(Dataset section)

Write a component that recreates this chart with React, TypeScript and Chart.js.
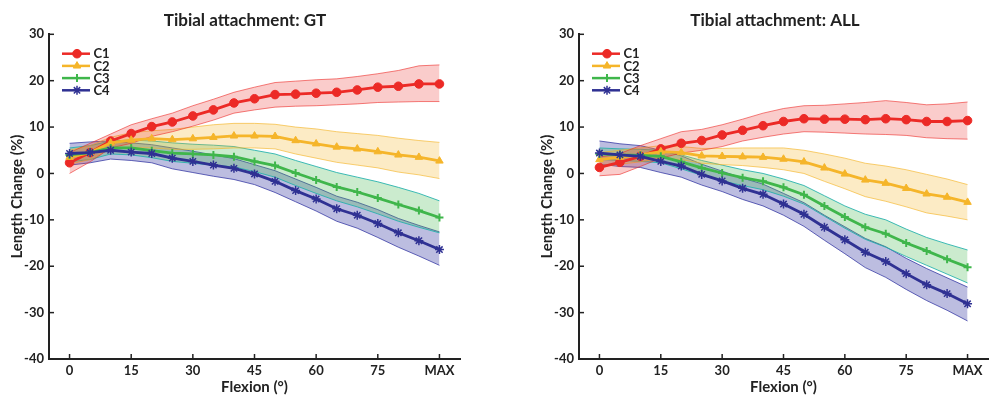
import React, { useEffect, useRef } from 'react';
import { Chart, registerables } from 'chart.js';
import { drawPoint } from 'chart.js/helpers';

Chart.register(...registerables);

// ---------- data ----------
const flexion = [0, 5, 10, 15, 20, 25, 30, 35, 40, 45, 50, 55, 60, 65, 70, 75, 80, 85, 90];
const xTickValues = [0, 15, 30, 45, 60, 75, 90];
const xTickLabels = ['0', '15', '30', '45', '60', '75', 'MAX'];
const yTickValues = [-40, -30, -20, -10, 0, 10, 20, 30];
const seriesNames = ['C1', 'C2', 'C3', 'C4'];
const panelTitles = ['Tibial attachment: GT', 'Tibial attachment: ALL'];

// Panel GT
const gtC1 = [2.3, 4.5, 7.0, 8.6, 10.1, 11.1, 12.4, 13.7, 15.2, 16.1, 17.0, 17.1, 17.3, 17.5, 18.0, 18.6, 18.8, 19.3, 19.3];
const gtC1Upper = [4.5, 6.5, 8.5, 10.5, 11.8, 13.0, 14.6, 16.0, 17.5, 18.6, 19.6, 19.9, 20.2, 20.4, 20.9, 21.5, 22.2, 23.2, 23.4];
const gtC1Lower = [0.0, 2.5, 5.5, 6.5, 8.0, 9.0, 10.2, 11.5, 13.0, 13.7, 14.3, 14.5, 14.6, 14.8, 15.0, 15.3, 15.4, 15.5, 15.5];
const gtC2 = [3.5, 4.5, 6.6, 7.2, 7.5, 7.3, 7.5, 7.8, 8.1, 8.1, 8.0, 7.1, 6.4, 5.7, 5.3, 4.7, 4.0, 3.5, 2.7];
const gtC2Upper = [5.0, 6.0, 7.8, 8.8, 9.2, 9.5, 10.0, 10.5, 10.8, 10.8, 10.6, 10.0, 9.6, 9.0, 8.6, 8.2, 7.6, 7.1, 6.7];
const gtC2Lower = [2.0, 3.0, 5.4, 5.6, 5.5, 5.2, 5.2, 5.3, 5.5, 5.5, 5.3, 4.2, 3.3, 2.4, 1.8, 1.2, 0.3, -0.3, -1.1];
const gtC3 = [4.0, 4.5, 5.5, 5.5, 4.9, 4.4, 4.2, 4.0, 3.6, 2.6, 1.7, 0.1, -1.4, -2.9, -4.0, -5.3, -6.7, -8.0, -9.5];
const gtC3Upper = [5.5, 6.0, 7.0, 7.2, 7.0, 6.6, 6.3, 6.1, 5.8, 5.0, 4.2, 2.8, 1.5, 0.2, -0.8, -1.8, -3.0, -4.3, -5.9];
const gtC3Lower = [2.5, 3.0, 4.2, 4.0, 3.4, 2.6, 2.2, 1.8, 1.4, 0.4, -0.8, -2.6, -4.3, -5.9, -7.2, -8.7, -10.3, -11.6, -12.8];
const gtC4 = [4.3, 4.5, 5.0, 4.6, 4.3, 3.3, 2.6, 1.8, 1.1, -0.1, -1.7, -3.7, -5.5, -7.6, -9.0, -10.8, -12.8, -14.5, -16.4];
const gtC4Upper = [6.5, 6.8, 7.0, 6.6, 6.2, 5.5, 4.8, 4.0, 3.2, 1.9, 0.6, -1.2, -3.0, -4.9, -6.2, -7.8, -9.7, -11.2, -12.6];
const gtC4Lower = [1.8, 2.3, 3.1, 2.8, 2.3, 1.0, 0.2, -0.6, -1.3, -2.4, -4.1, -6.1, -8.1, -10.3, -11.8, -13.8, -15.9, -17.8, -19.8];

// Panel ALL
const allC1 = [1.3, 2.4, 3.7, 5.3, 6.5, 7.1, 8.3, 9.3, 10.3, 11.2, 11.8, 11.7, 11.7, 11.6, 11.8, 11.6, 11.2, 11.2, 11.4];
const allC1Upper = [3.5, 4.3, 6.0, 7.5, 9.0, 9.5, 10.5, 11.7, 13.0, 14.0, 14.6, 14.7, 15.0, 15.3, 15.7, 15.3, 14.8, 15.0, 15.4];
const allC1Lower = [-0.5, -0.2, 1.5, 3.3, 4.4, 5.0, 5.8, 7.0, 7.8, 8.5, 9.0, 8.9, 8.7, 8.5, 8.4, 8.2, 7.7, 7.5, 7.4];
const allC2 = [3.0, 3.5, 4.0, 4.7, 4.5, 3.8, 3.7, 3.6, 3.5, 3.1, 2.5, 1.2, -0.1, -1.4, -2.1, -3.2, -4.4, -5.1, -6.2];
const allC2Upper = [4.5, 5.0, 5.5, 6.0, 5.8, 5.4, 5.4, 5.5, 5.5, 5.5, 5.0, 4.2, 3.3, 2.2, 1.6, 0.8, -0.2, -1.2, -2.4];
const allC2Lower = [1.5, 2.0, 2.5, 3.3, 3.0, 2.2, 1.9, 1.7, 1.3, 0.8, 0.0, -1.7, -3.3, -5.0, -6.0, -7.2, -8.5, -9.2, -10.0];
const allC3 = [4.2, 4.0, 3.9, 3.7, 2.5, 1.2, 0.1, -0.9, -1.7, -3.0, -4.6, -7.0, -9.4, -11.6, -13.0, -15.0, -16.7, -18.5, -20.2];
const allC3Upper = [5.5, 5.3, 5.2, 5.0, 4.0, 2.8, 1.8, 0.8, 0.0, -1.2, -2.6, -4.8, -7.0, -8.8, -10.0, -12.0, -13.8, -15.2, -16.5];
const allC3Lower = [3.0, 2.8, 2.6, 2.3, 1.0, -0.4, -1.6, -2.6, -3.5, -4.9, -6.6, -9.2, -11.8, -14.2, -15.9, -17.9, -19.8, -21.7, -23.6];
const allC4 = [4.4, 4.0, 3.7, 2.6, 1.6, -0.2, -1.6, -3.2, -4.5, -6.6, -8.8, -11.6, -14.3, -17.0, -19.0, -21.6, -24.0, -25.9, -28.1];
const allC4Upper = [7.0, 6.4, 6.0, 5.0, 3.8, 2.0, 0.5, -1.0, -2.3, -4.3, -6.3, -9.0, -11.5, -14.0, -15.8, -18.3, -20.5, -22.5, -24.5];
const allC4Lower = [2.0, 1.5, 1.3, 0.2, -0.8, -2.5, -3.9, -5.6, -7.0, -9.0, -11.4, -14.4, -17.3, -20.3, -22.4, -25.0, -27.4, -29.5, -31.8];

// ---------- styles ----------
const lineColors = ['#ec2a26', '#f5b52a', '#3fb64b', '#2f3193'];
const bandFills = ['rgba(236,42,38,0.24)', 'rgba(245,181,42,0.27)', 'rgba(63,182,75,0.27)', 'rgba(47,49,160,0.32)'];
const bandEdges = ['rgba(236,42,38,0.6)', 'rgba(245,181,42,0.65)', 'rgba(30,175,170,0.85)', 'rgba(47,49,160,0.75)'];
const markerStyles = ['circle', 'triangle', 'cross', 'star'];
const markerRadius = [4.3, 4.3, 4, 4.5];
const markerBorder = [1, 1, 2, 1.5];
const FONT = 'Lato, "Open Sans", sans-serif';
const INK = '#222';

type PanelData = { title: string; means: number[][]; uppers: number[][]; lowers: number[][] };

const panels: PanelData[] = [
  { title: panelTitles[0], means: [gtC1, gtC2, gtC3, gtC4], uppers: [gtC1Upper, gtC2Upper, gtC3Upper, gtC4Upper], lowers: [gtC1Lower, gtC2Lower, gtC3Lower, gtC4Lower] },
  { title: panelTitles[1], means: [allC1, allC2, allC3, allC4], uppers: [allC1Upper, allC2Upper, allC3Upper, allC4Upper], lowers: [allC1Lower, allC2Lower, allC3Lower, allC4Lower] },
];

const pts = (vals: number[]) => vals.map((v, i) => ({ x: flexion[i], y: v }));

const ticksInward = {
  id: 'ticksInward',
  afterDraw(chart: any) {
    const { ctx, chartArea, scales } = chart;
    ctx.save();
    ctx.strokeStyle = INK;
    ctx.lineWidth = 1.5;
    xTickValues.forEach((v) => {
      const px = scales.x.getPixelForValue(v);
      ctx.beginPath();
      ctx.moveTo(px, chartArea.bottom);
      ctx.lineTo(px, chartArea.bottom - 5);
      ctx.stroke();
    });
    yTickValues.forEach((v) => {
      const py = scales.y.getPixelForValue(v);
      ctx.beginPath();
      ctx.moveTo(chartArea.left, py);
      ctx.lineTo(chartArea.left + 5, py);
      ctx.stroke();
    });
    ctx.restore();
  },
};

const panelTitle = {
  id: 'panelTitle',
  afterDraw(chart: any, _args: any, opts: any) {
    const { ctx } = chart;
    ctx.save();
    ctx.fillStyle = INK;
    ctx.font = `bold 17px ${FONT}`;
    ctx.textAlign = 'center';
    ctx.textBaseline = 'middle';
    ctx.fillText(opts.text, opts.cx, 20.5);
    ctx.restore();
  },
};

const lineLegend = {
  id: 'lineLegend',
  afterDraw(chart: any) {
    const { ctx, chartArea } = chart;
    ctx.save();
    seriesNames.forEach((name, i) => {
      const y = chartArea.top + 19.4 + i * 12.2;
      const x0 = chartArea.left + 13;
      const x1 = chartArea.left + 41;
      ctx.strokeStyle = lineColors[i];
      ctx.lineWidth = 2.5;
      ctx.beginPath();
      ctx.moveTo(x0, y);
      ctx.lineTo(x1, y);
      ctx.stroke();
      ctx.fillStyle = lineColors[i];
      ctx.strokeStyle = lineColors[i];
      ctx.lineWidth = markerBorder[i];
      drawPoint(ctx, { pointStyle: markerStyles[i], radius: markerRadius[i], rotation: 0, borderWidth: markerBorder[i] } as any, chartArea.left + 28, y);
      ctx.fillStyle = INK;
      ctx.font = `bold 13px ${FONT}`;
      ctx.textBaseline = 'middle';
      ctx.textAlign = 'left';
      ctx.fillText(name, chartArea.left + 44.5, y + 0.5);
    });
    ctx.restore();
  },
};

function buildDatasets(p: PanelData) {
  const ds: any[] = [];
  for (let i = 0; i < 4; i++) {
    const lowerIdx = ds.length;
    ds.push({
      data: pts(p.lowers[i]),
      borderColor: bandEdges[i],
      borderWidth: 1,
      pointRadius: 0,
      fill: false,
      order: 10,
    });
    ds.push({
      data: pts(p.uppers[i]),
      borderColor: bandEdges[i],
      borderWidth: 1,
      pointRadius: 0,
      backgroundColor: bandFills[i],
      fill: lowerIdx,
      order: 10,
    });
  }
  for (let i = 0; i < 4; i++) {
    ds.push({
      label: seriesNames[i],
      data: pts(p.means[i]),
      borderColor: lineColors[i],
      backgroundColor: lineColors[i],
      borderWidth: 2.8,
      pointStyle: markerStyles[i],
      pointRadius: markerRadius[i],
      pointBorderWidth: markerBorder[i],
      pointBorderColor: lineColors[i],
      pointBackgroundColor: lineColors[i],
      fill: false,
      order: 9 - i,
    });
  }
  return ds;
}

function Panel({ panel, width, padRight }: { panel: PanelData; width: number; padRight: number }) {
  const ref = useRef<HTMLCanvasElement>(null);
  useEffect(() => {
    if (!ref.current) return;
    const chart = new Chart(ref.current, {
      type: 'line',
      data: { datasets: buildDatasets(panel) },
      options: {
        animation: false,
        responsive: false,
        devicePixelRatio: 1,
        layout: { padding: { left: 0, right: padRight, top: 34.3, bottom: 0 } },
        elements: { line: { tension: 0 } },
        plugins: {
          legend: { display: false },
          tooltip: { enabled: false },
          title: { display: false },
          panelTitle: { text: panel.title, cx: 245 },
        },
        scales: {
          x: {
            type: 'linear',
            min: -5,
            max: 95,
            grid: { display: false, drawTicks: false },
            border: { display: true, color: INK, width: 2 },
            afterBuildTicks: (scale: any) => {
              scale.ticks = xTickValues.map((v) => ({ value: v }));
            },
            afterFit: (scale: any) => {
              scale.height = 38;
            },
            ticks: {
              color: INK,
              padding: 4,
              maxRotation: 0,
              font: { family: FONT, size: 13, weight: 'bold' },
              callback: (v: any) => {
                const idx = xTickValues.indexOf(Number(v));
                return idx >= 0 ? xTickLabels[idx] : '';
              },
            },
            title: {
              display: true,
              text: 'Flexion (°)',
              color: INK,
              font: { family: FONT, size: 15, weight: 'bold' },
              padding: { top: 0, bottom: 1 },
            },
          },
          y: {
            type: 'linear',
            min: -40,
            max: 30,
            grid: { display: false, drawTicks: false },
            border: { display: true, color: INK, width: 2 },
            afterBuildTicks: (scale: any) => {
              scale.ticks = yTickValues.map((v) => ({ value: v }));
            },
            afterFit: (scale: any) => {
              scale.width = 49;
            },
            ticks: {
              color: INK,
              padding: 5,
              font: { family: FONT, size: 13, weight: 'bold' },
            },
            title: {
              display: true,
              text: 'Length Change (%)',
              color: INK,
              font: { family: FONT, size: 15, weight: 'bold' },
              padding: { top: 8, bottom: 0 },
            },
          },
        },
      } as any,
      plugins: [ticksInward, lineLegend, panelTitle],
    });
    return () => chart.destroy();
  }, [panel, width, padRight]);
  return <canvas ref={ref} width={width} height={397} style={{ display: 'block', width, height: 397 }} />;
}

export default function App() {
  return (
    <div style={{ position: 'fixed', left: 0, top: 0, width: 989, height: 397, overflow: 'hidden', background: '#fff' }}>
      <div style={{ position: 'absolute', left: 0, top: 0 }}>
        <Panel panel={panels[0]} width={489} padRight={29} />
      </div>
      <div style={{ position: 'absolute', left: 530, top: 0 }}>
        <Panel panel={panels[1]} width={490} padRight={32} />
      </div>
    </div>
  );
}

(Work to be completed) Reproduce the data above word for word from its first line through the line that holds "Chart.register(...registerables);", both ends included; skip pictures.

(Complete output)
Write a component that recreates this chart with React, TypeScript and Chart.js.
import React, { useEffect, useRef } from 'react';
import { Chart, registerables } from 'chart.js';
import { drawPoint } from 'chart.js/helpers';

Chart.register(...registerables);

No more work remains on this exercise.